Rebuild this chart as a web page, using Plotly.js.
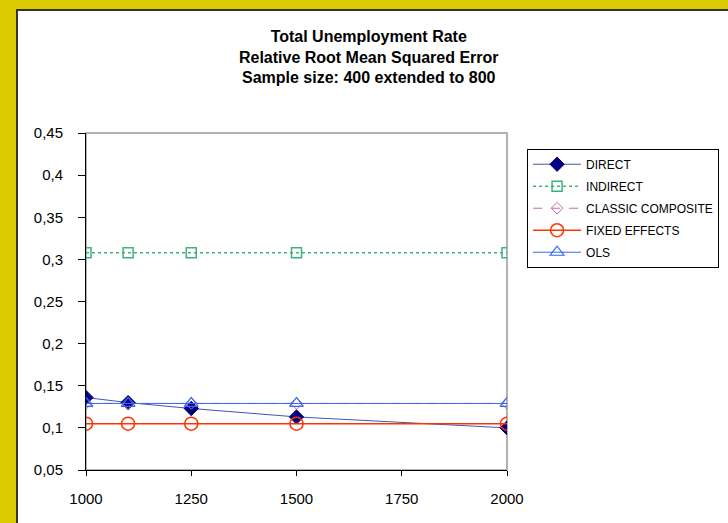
<!DOCTYPE html>
<html>
<head>
<meta charset="utf-8">
<script src="https://cdn.plot.ly/plotly-3.0.1.min.js"></script>
<style>
  html, body { margin:0; padding:0; width:728px; height:523px; overflow:hidden; background:#DCCB00; }
  #frame { position:absolute; left:16px; top:9px; width:712px; height:514px; background:#fff;
           border-left:2px solid #333; border-top:2px solid #333; }
  #chart { width:710px; height:512px; }
</style>
</head>
<body>
<div id="frame"><div id="chart"></div></div>
<script>
// Data
var sampleSizes = [1000, 1100, 1250, 1500, 2000];
var direct      = [0.136, 0.130, 0.123, 0.113, 0.100];
var indirect    = [0.308, 0.308, 0.308, 0.308, 0.308];
var classicComp = [0.129, 0.129, 0.129, 0.129, 0.129];
var fixedEff    = [0.105, 0.105, 0.105, 0.105, 0.105];
var ols         = [0.129, 0.129, 0.129, 0.129, 0.129];

var seriesNames = ['DIRECT', 'INDIRECT', 'CLASSIC COMPOSITE', 'FIXED EFFECTS', 'OLS'];

var yTickVals = [0.05, 0.1, 0.15, 0.2, 0.25, 0.3, 0.35, 0.4, 0.45];
var yTickText = ['0,05', '0,1', '0,15', '0,2', '0,25', '0,3', '0,35', '0,4', '0,45'];
var xTickVals = [1000, 1250, 1500, 1750, 2000];
var xTickText = ['1000', '1250', '1500', '1750', '2000'];

var titleLines = ['Total Unemployment Rate', 'Relative Root Mean Squared Error', 'Sample size: 400 extended to 800'];

var FONT = 'Liberation Sans, Arial, sans-serif';

var traces = [
  { x: sampleSizes, y: direct, name: seriesNames[0], type: 'scatter', mode: 'lines+markers', legendgroup: 'a',
    line: { color: '#4455B0', width: 1 },
    marker: { symbol: 'diamond', size: 11, color: '#000080', line: { color: '#000080', width: 1 } } },
  { x: sampleSizes, y: indirect, name: seriesNames[1], type: 'scatter', mode: 'lines+markers', legendgroup: 'b',
    line: { color: '#3DB37B', width: 1.5, dash: 'dot' },
    marker: { symbol: 'square-open', size: 10, color: '#3DB37B', line: { color: '#3DB37B', width: 1.5 } } },
  { x: sampleSizes, y: classicComp, name: seriesNames[2], type: 'scatter', mode: 'lines+markers', legendgroup: 'c',
    line: { color: '#CC6699', width: 1, dash: 'dash' },
    marker: { symbol: 'diamond-open', size: 9, color: '#CC6699', line: { color: '#CC6699', width: 1 } } },
  { x: sampleSizes, y: fixedEff, name: seriesNames[3], type: 'scatter', mode: 'lines+markers', legendgroup: 'd',
    line: { color: '#FF3300', width: 1.5 },
    marker: { symbol: 'circle-open', size: 13, color: '#FF3300', line: { color: '#FF3300', width: 1.5 } } },
  { x: sampleSizes, y: ols, name: seriesNames[4], type: 'scatter', mode: 'lines+markers', legendgroup: 'e',
    line: { color: '#3366FF', width: 1 },
    marker: { symbol: 'triangle-up-open', size: 12, color: '#3366FF', line: { color: '#3366FF', width: 1.2 } } }
];

var layout = {
  width: 710, height: 512,
  margin: { l: 68, r: 221, t: 122, b: 53, pad: 0 },
  paper_bgcolor: '#FFFFFF',
  plot_bgcolor: '#FFFFFF',
  font: { family: FONT, color: '#000000' },
  title: {
    text: '<b>' + titleLines.join('<br>') + '</b>',
    font: { family: FONT, size: 16, color: '#000000' },
    xref: 'container', x: 0.494, xanchor: 'center',
    yref: 'container', y: 0.94, yanchor: 'top'
  },
  xaxis: {
    range: [1000, 2000], tickmode: 'array', tickvals: xTickVals, ticktext: xTickText,
    showgrid: false, zeroline: false, showline: true, linecolor: '#000000', linewidth: 1,
    ticks: 'outside', ticklen: 5, tickcolor: '#000000', tickwidth: 1, ticklabelstandoff: 10,
    tickfont: { family: FONT, size: 15, color: '#000000' }
  },
  yaxis: {
    range: [0.05, 0.45], tickmode: 'array', tickvals: yTickVals, ticktext: yTickText,
    showgrid: false, zeroline: false, showline: true, linecolor: '#000000', linewidth: 1,
    ticks: 'outside', ticklen: 7, tickcolor: '#000000', tickwidth: 1, ticklabelstandoff: 12,
    tickfont: { family: FONT, size: 15, color: '#000000' }
  },
  shapes: [{
    type: 'rect', xref: 'paper', yref: 'paper', x0: 0, x1: 1, y0: 0, y1: 1,
    line: { color: '#999999', width: 1.5 }, layer: 'below'
  }],
  showlegend: true,
  legend: {
    xref: 'container', yref: 'container',
    x: 0.717, xanchor: 'left', y: 0.731, yanchor: 'top',
    bordercolor: '#000000', borderwidth: 1, bgcolor: '#FFFFFF',
    font: { family: FONT, size: 12, color: '#000000' },
    itemwidth: 48, tracegroupgap: 3, traceorder: 'grouped'
  }
};

Plotly.newPlot('chart', traces, layout, { displayModeBar: false, staticPlot: true });
</script>
</body>
</html>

> [AIM OF THE EXERCISE] Repeat the data exactly in full, omitting its pictures.

> [RESPONSE TO THE TASK]
Rebuild this chart as a web page, using Plotly.js.
<!DOCTYPE html>
<html>
<head>
<meta charset="utf-8">
<script src="https://cdn.plot.ly/plotly-3.0.1.min.js"></script>
<style>
  html, body { margin:0; padding:0; width:728px; height:523px; overflow:hidden; background:#DCCB00; }
  #frame { position:absolute; left:16px; top:9px; width:712px; height:514px; background:#fff;
           border-left:2px solid #333; border-top:2px solid #333; }
  #chart { width:710px; height:512px; }
</style>
</head>
<body>
<div id="frame"><div id="chart"></div></div>
<script>
// Data
var sampleSizes = [1000, 1100, 1250, 1500, 2000];
var direct      = [0.136, 0.130, 0.123, 0.113, 0.100];
var indirect    = [0.308, 0.308, 0.308, 0.308, 0.308];
var classicComp = [0.129, 0.129, 0.129, 0.129, 0.129];
var fixedEff    = [0.105, 0.105, 0.105, 0.105, 0.105];
var ols         = [0.129, 0.129, 0.129, 0.129, 0.129];

var seriesNames = ['DIRECT', 'INDIRECT', 'CLASSIC COMPOSITE', 'FIXED EFFECTS', 'OLS'];

var yTickVals = [0.05, 0.1, 0.15, 0.2, 0.25, 0.3, 0.35, 0.4, 0.45];
var yTickText = ['0,05', '0,1', '0,15', '0,2', '0,25', '0,3', '0,35', '0,4', '0,45'];
var xTickVals = [1000, 1250, 1500, 1750, 2000];
var xTickText = ['1000', '1250', '1500', '1750', '2000'];

var titleLines = ['Total Unemployment Rate', 'Relative Root Mean Squared Error', 'Sample size: 400 extended to 800'];

var FONT = 'Liberation Sans, Arial, sans-serif';

var traces = [
  { x: sampleSizes, y: direct, name: seriesNames[0], type: 'scatter', mode: 'lines+markers', legendgroup: 'a',
    line: { color: '#4455B0', width: 1 },
    marker: { symbol: 'diamond', size: 11, color: '#000080', line: { color: '#000080', width: 1 } } },
  { x: sampleSizes, y: indirect, name: seriesNames[1], type: 'scatter', mode: 'lines+markers', legendgroup: 'b',
    line: { color: '#3DB37B', width: 1.5, dash: 'dot' },
    marker: { symbol: 'square-open', size: 10, color: '#3DB37B', line: { color: '#3DB37B', width: 1.5 } } },
  { x: sampleSizes, y: classicComp, name: seriesNames[2], type: 'scatter', mode: 'lines+markers', legendgroup: 'c',
    line: { color: '#CC6699', width: 1, dash: 'dash' },
    marker: { symbol: 'diamond-open', size: 9, color: '#CC6699', line: { color: '#CC6699', width: 1 } } },
  { x: sampleSizes, y: fixedEff, name: seriesNames[3], type: 'scatter', mode: 'lines+markers', legendgroup: 'd',
    line: { color: '#FF3300', width: 1.5 },
    marker: { symbol: 'circle-open', size: 13, color: '#FF3300', line: { color: '#FF3300', width: 1.5 } } },
  { x: sampleSizes, y: ols, name: seriesNames[4], type: 'scatter', mode: 'lines+markers', legendgroup: 'e',
    line: { color: '#3366FF', width: 1 },
    marker: { symbol: 'triangle-up-open', size: 12, color: '#3366FF', line: { color: '#3366FF', width: 1.2 } } }
];

var layout = {
  width: 710, height: 512,
  margin: { l: 68, r: 221, t: 122, b: 53, pad: 0 },
  paper_bgcolor: '#FFFFFF',
  plot_bgcolor: '#FFFFFF',
  font: { family: FONT, color: '#000000' },
  title: {
    text: '<b>' + titleLines.join('<br>') + '</b>',
    font: { family: FONT, size: 16, color: '#000000' },
    xref: 'container', x: 0.494, xanchor: 'center',
    yref: 'container', y: 0.94, yanchor: 'top'
  },
  xaxis: {
    range: [1000, 2000], tickmode: 'array', tickvals: xTickVals, ticktext: xTickText,
    showgrid: false, zeroline: false, showline: true, linecolor: '#000000', linewidth: 1,
    ticks: 'outside', ticklen: 5, tickcolor: '#000000', tickwidth: 1, ticklabelstandoff: 10,
    tickfont: { family: FONT, size: 15, color: '#000000' }
  },
  yaxis: {
    range: [0.05, 0.45], tickmode: 'array', tickvals: yTickVals, ticktext: yTickText,
    showgrid: false, zeroline: false, showline: true, linecolor: '#000000', linewidth: 1,
    ticks: 'outside', ticklen: 7, tickcolor: '#000000', tickwidth: 1, ticklabelstandoff: 12,
    tickfont: { family: FONT, size: 15, color: '#000000' }
  },
  shapes: [{
    type: 'rect', xref: 'paper', yref: 'paper', x0: 0, x1: 1, y0: 0, y1: 1,
    line: { color: '#999999', width: 1.5 }, layer: 'below'
  }],
  showlegend: true,
  legend: {
    xref: 'container', yref: 'container',
    x: 0.717, xanchor: 'left', y: 0.731, yanchor: 'top',
    bordercolor: '#000000', borderwidth: 1, bgcolor: '#FFFFFF',
    font: { family: FONT, size: 12, color: '#000000' },
    itemwidth: 48, tracegroupgap: 3, traceorder: 'grouped'
  }
};

Plotly.newPlot('chart', traces, layout, { displayModeBar: false, staticPlot: true });
</script>
</body>
</html>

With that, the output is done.